I’ve seen university teams and hobbyists start projects after being inspired by scenes in the book, and for many people it’s the spark that led them toward planetary science or aerospace engineering. So the impact is indirect but powerful — more interest, more talent, and more public support, which all help real Mars projects in the long run. I still get a little thrill thinking about that.
Jack
Jack
2025-09-02 00:29:32
I’m the kind of person who teaches high school physics and borrows pop culture whenever I can. From my seat, 'The Martian' was a classroom goldmine: I used the potato-growing subplot and the water-reclamation improvised solutions to get students talking about chemistry, closed-loop life support, and how engineers approach failure. NASA itself hosted explainers and Q&As that my class watched; those resources felt legit and made the science accessible.

To be clear, there wasn’t a single, concrete mission that sprang straight from the novel. But the ripple effects were real — more student projects, more entries to robotics competitions with Mars themes, and even college groups designing habitat mockups citing the book as inspiration. So its influence lives in education and in the pipeline of folks who might someday work on real Mars hardware.
Zane
Zane
2025-09-02 03:08:37
I still laugh when I think about the first time I handed a copy of 'The Martian' to a coworker who thought Mars colonization was all suits and spaceships. Within a week he was sketching ISRU rigs on napkins. That’s the real effect: Andy Weir didn’t directly sign a contract for a Mars rover, but he made problem-solving on Mars feel tangible and fun, which nudged a lot of curious people into STEM paths.

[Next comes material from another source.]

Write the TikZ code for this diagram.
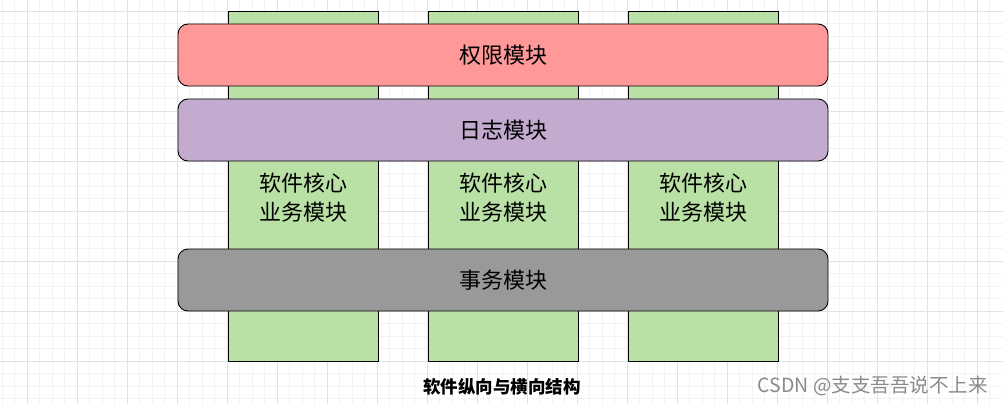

NASA and scientists publicly praised the book and the movie for getting a lot of basic physics and engineering right, and NASA used 'The Martian' as an outreach springboard — blog posts, podcasts, and public talks dissected which parts were realistic and which were dramatized. Engineers and students picked up on details like in-situ resource utilization, life-support improvisation, and redundancy thinking. So while you won’t find a mission patch that says “inspired by Andy Weir,” you will find a chunk of renewed public enthusiasm, more kids signing up for aerospace clubs, and professionals referencing scenes from 'The Martian' when explaining complex ideas. That cultural nudge matters a ton to project funding and recruiting, and I love that a book did that without being a dry textbook.
Flynn
Flynn
2025-09-04 00:20:51
Two quick scenes that show the influence: a friend of mine who builds small robotic rigs told me he started designing a prototype ISRU drill after re-reading the regolith chemistry sections in 'The Martian'; and at a local space meetup, almost half the crowd had some version of ‘watched the movie/read the book and want to build stuff’ in their origin story. Those are anecdotal, sure, but meaningful when gathered across conferences and university clubs.

Scientifically, the novel prompted conversations in journals and panels about realism in public-facing science fiction. NASA engaged with the creators, provided commentary, and used the cultural moment to explain real constraints — that’s how you turn fandom into informed interest. So the novel didn’t directly create a rover mission plan, but it helped shape the culture around Mars exploration: more informed public, more motivated students, and more hobbyists trying tiny experiments that someday scale up. I find that cultural groundwork exciting for long-term programs.